Sorry about the indentation, supercite gets seriously confused....
>>>> "-BP" == William M Perry
<wmperry(a)aventail.com> writes:
-BP> Hrvoje Niksic <hniksic(a)srce.hr> writes:
"Stephen J. Turnbull" <turnbull(a)sk.tsukuba.ac.jp>
writes:
> Hrvoje> I don't know if it ever worked. The funny thing is that I
> Hrvoje> don't even know if it's *supposed* to work. It doesn't
> Hrvoje> work in FSFmacs, for instance. It works for xterm,
> Hrvoje> though. `xterm -name foo' effectively makes xterm ignore
> Hrvoje> all of my resources.
>
> Presumably all your resources are specified with "xterm*...", not
> "XTerm*..."?
Yup. Should I rename my resources to `xemacs*'?
Short answer: yes. Of course, as Bill points out:
-BP> But then you by default get a personal-resource-less xemacs
-BP> when you run 'xemacs-21.0-b39', etc. Which I find
-BP> annoying. :)
I guess it's adding insult to injury, but the "solution" to that is of
course `xemacs-21.0-b39 -name xemacs'.
An alternative solution is one I mentioned earlier: replicating
XEmacs.ad with the name for all resources set to "vanilla".

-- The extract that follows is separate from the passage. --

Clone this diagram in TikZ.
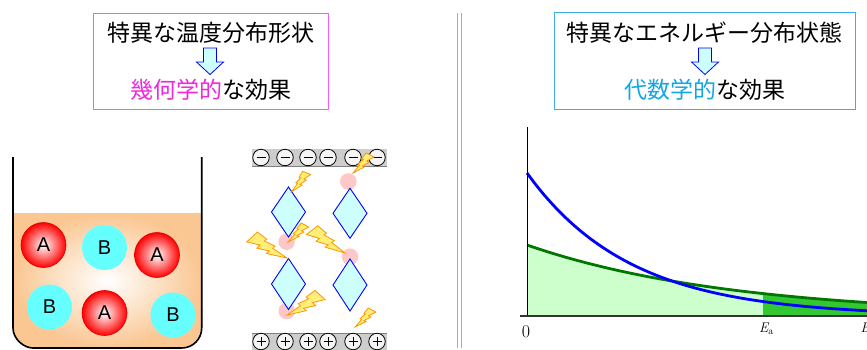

In fact, this might be a good thing to provide in general. Then
xemacs -vanilla could be taught to set the application name to
"vanilla", too. This would rid of us of confusion via user's
resource settings as well as the .emacs, etc. in debugging, all in one
shot.
The only problem I can see is that there may be resources that are not
mentioned in XEmacs.ad. Of course, XEmacs.ad doubles in length....
Agh! Code bloat! :-)
And, of course, the maintainers need to specify exactly what would be
most useful as a vanilla XEmacs. This is mostly done, of course, but
with something as weird as X resources it's probably worth pausing for
thought. And what's already in XEmacs.ad may not be best. (Allowing
for the possibility that "best" != "any constant baseline will do".)